Your sound portraits are some of your most famous work. Tell me a little about those.
Prince Charles came to Dartington College not long after the two concerts. He asked me about my antenna and I asked to listen to his face, so he was the first. From then on, I became interested in comparing the sounds of the human faces and listening to faces I had seen all my life: friends, family and famous faces. I listen to five notes: skin, hair, both eyes and lips to form a unique chord. I’ve never come across two the same, not even twins. It’s almost impossible to get exactly the same microtone and volume.

Illustration by Eric Stynes.
Illustration by Eric Stynes.

Are there similarities between people who are related?
Yes. But the really great thing is that you relate people you never would have thought of before. Prince Charles and Nicole Kidman have very similar eyes, for example. That’s the great thing about scanning cities too; everyone thinks they are grey, but grey is the absence of hue, so is almost never there in cities. Monaco is salmon and azure, for example.

Do these things change your perception of beauty?
Absolutely. If I had a face that looked nice and one that sounded nice, I don’t know which I’d chose. Obviously its very subjective what sounds nice, but a harmonious face doesn’t make a harmonious chord so the canon of beauty is certainly changed for me.

Tell me a little about your activism, and the Cyborg Foundation.
Since 2004 the project has received media coverage, from the university paper to national news and then international. Suddenly the project was everywhere, and I started receiving emails. There was a lot of interest from others who also wanted to extend their senses but I didn’t know how to help. Moon Ribas [choreographer and fellow cyborg activist] and I decided to create an international organisation to help people to become cyborgs, to use technology to extend their senses. Also to defend the right to do this, to defend the ethics of this as a process. Then to defend this as an art movement.

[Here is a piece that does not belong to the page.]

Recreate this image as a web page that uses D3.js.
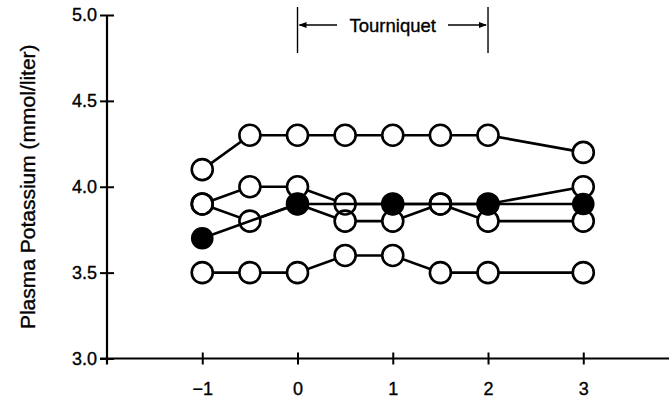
<!DOCTYPE html>
<html>
<head>
<meta charset="utf-8">
<script src="https://cdn.jsdelivr.net/npm/d3@7"></script>
<style>
  html, body { margin: 0; padding: 0; background: #fff; }
  svg { display: block; }
  text { font-family: "Liberation Sans", Arial, Helvetica, sans-serif; fill: #000; stroke: #000; stroke-width: 0.35px; }
</style>
</head>
<body>
<svg id="chart" width="669" height="400"></svg>
<script>
// ---- data ----
const timePoints = [-1, -0.5, 0, 0.5, 1, 1.5, 2, 3];
const seriesA = [4.1, 4.3, 4.3, 4.3, 4.3, 4.3, 4.3, 4.2];
const seriesB = [3.9, 4.0, 4.0, 3.9, 3.9, 3.9, 3.9, 4.0];
const seriesC = [3.9, 3.8, 3.9, 3.8, 3.8, 3.9, 3.8, 3.8];
const seriesD = [3.5, 3.5, 3.5, 3.6, 3.6, 3.5, 3.5, 3.5];
const filledTimes = [-1, 0, 1, 2, 3];
const filledValues = [3.7, 3.9, 3.9, 3.9, 3.9];
const yTicks = [3.0, 3.5, 4.0, 4.5, 5.0];
const xTicks = [-1, 0, 1, 2, 3];
const yLabel = "Plasma Potassium (mmol/liter)";
const tourniquetLabel = "Tourniquet";
const tourniquetRange = [0, 2];

// ---- scales ----
const svg = d3.select("#chart");
const x = d3.scaleLinear().domain([-2, 3.9]).range([107, 669]);
const y = d3.scaleLinear().domain([3, 5]).range([358.5, 15]);
const R = 10.5;

// ---- axes ----
const yAxis = d3.axisLeft(y).tickValues(yTicks).tickFormat(d3.format(".1f")).tickSize(7).tickPadding(3);
const gy = svg.append("g").attr("transform", `translate(${x(-2)},0)`).call(yAxis);
gy.select(".domain").remove();
gy.selectAll(".tick line").attr("x1", -7).attr("x2", 7).attr("stroke", "#000").attr("stroke-width", 2);
gy.selectAll(".tick text").style("font-size", "18px").attr("fill", "#000");
svg.append("line").attr("x1", x(-2)).attr("x2", x(-2)).attr("y1", y(3) + 6).attr("y2", y(5))
  .attr("stroke", "#000").attr("stroke-width", 2.2);

const xAxis = d3.axisBottom(x).tickValues(xTicks).tickFormat(d3.format("d")).tickSize(6).tickPadding(18);
const gx = svg.append("g").attr("transform", `translate(0,${y(3)})`).call(xAxis);
gx.select(".domain").remove();
gx.selectAll(".tick line").attr("y1", -6).attr("y2", 6).attr("stroke", "#000").attr("stroke-width", 2);
gx.selectAll(".tick text").style("font-size", "18px").attr("fill", "#000");
svg.append("line").attr("x1", x(-2) - 7).attr("x2", 669).attr("y1", y(3)).attr("y2", y(3))
  .attr("stroke", "#000").attr("stroke-width", 2.2);

// y label
svg.append("text")
  .attr("transform", `translate(35,${y(4)}) rotate(-90)`)
  .attr("text-anchor", "middle")
  .style("font-size", "21px")
  .text(yLabel);

// ---- tourniquet annotation ----
const ta = svg.append("g");
const tx0 = x(tourniquetRange[0]), tx1 = x(tourniquetRange[1]);
const ty = 25;
[tx0, tx1].forEach(v => ta.append("line").attr("x1", v).attr("x2", v).attr("y1", 7).attr("y2", 53)
  .attr("stroke", "#000").attr("stroke-width", 1.4));
ta.append("line").attr("x1", tx0 + 2).attr("x2", 337).attr("y1", ty).attr("y2", ty).attr("stroke", "#000").attr("stroke-width", 1.4);
ta.append("line").attr("x1", 448).attr("x2", tx1 - 2).attr("y1", ty).attr("y2", ty).attr("stroke", "#000").attr("stroke-width", 1.4);
ta.append("path").attr("d", `M${tx0 + 1},${ty} L${tx0 + 9},${ty - 3} L${tx0 + 9},${ty + 3} Z`).attr("fill", "#000");
ta.append("path").attr("d", `M${tx1 - 1},${ty} L${tx1 - 9},${ty - 3} L${tx1 - 9},${ty + 3} Z`).attr("fill", "#000");
ta.append("text").attr("x", x((tourniquetRange[0] + tourniquetRange[1]) / 2)).attr("y", ty)
  .attr("text-anchor", "middle").attr("dominant-baseline", "central")
  .style("font-size", "18.5px").text(tourniquetLabel);

// ---- data marks ----
const openSeries = [seriesA, seriesB, seriesC, seriesD].map(vals => vals.map((v, i) => ({t: timePoints[i], v})));
const filledSeries = filledValues.map((v, i) => ({t: filledTimes[i], v}));
const line = d3.line().x(d => x(d.t)).y(d => y(d.v));

const gLines = svg.append("g");
openSeries.forEach(s => gLines.append("path").attr("d", line(s)).attr("fill", "none")
  .attr("stroke", "#000").attr("stroke-width", 2.6));

const allOpen = openSeries.flat();
svg.append("g").selectAll("circle.fillw").data(allOpen).join("circle")
  .attr("cx", d => x(d.t)).attr("cy", d => y(d.v)).attr("r", R).attr("fill", "#fff").attr("stroke", "none");
svg.append("g").selectAll("circle.outline").data(allOpen).join("circle")
  .attr("cx", d => x(d.t)).attr("cy", d => y(d.v)).attr("r", R).attr("fill", "none")
  .attr("stroke", "#000").attr("stroke-width", 2.6);

svg.append("path").attr("d", line(filledSeries)).attr("fill", "none").attr("stroke", "#000").attr("stroke-width", 2.6);
svg.append("g").selectAll("circle").data(filledSeries).join("circle")
  .attr("cx", d => x(d.t)).attr("cy", d => y(d.v)).attr("r", R + 0.8).attr("fill", "#000");
</script>
</body>
</html>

The last thing is the future. Where do you see this technology going?
You can live 80 or 90 years with the same senses that will degenerate over time. Or you can have cybernetic senses that you know will get better, and allow you to perceive reality better. That will change how we think completely. You’ll look forward to getting old because every time you sense something new, you rediscover the planet. There are so many things we cannot experience, sounds, smells, even what’s behind us! We have the opportunity to create totally new experiences, and that all starts with something as simple as exploring musical notes.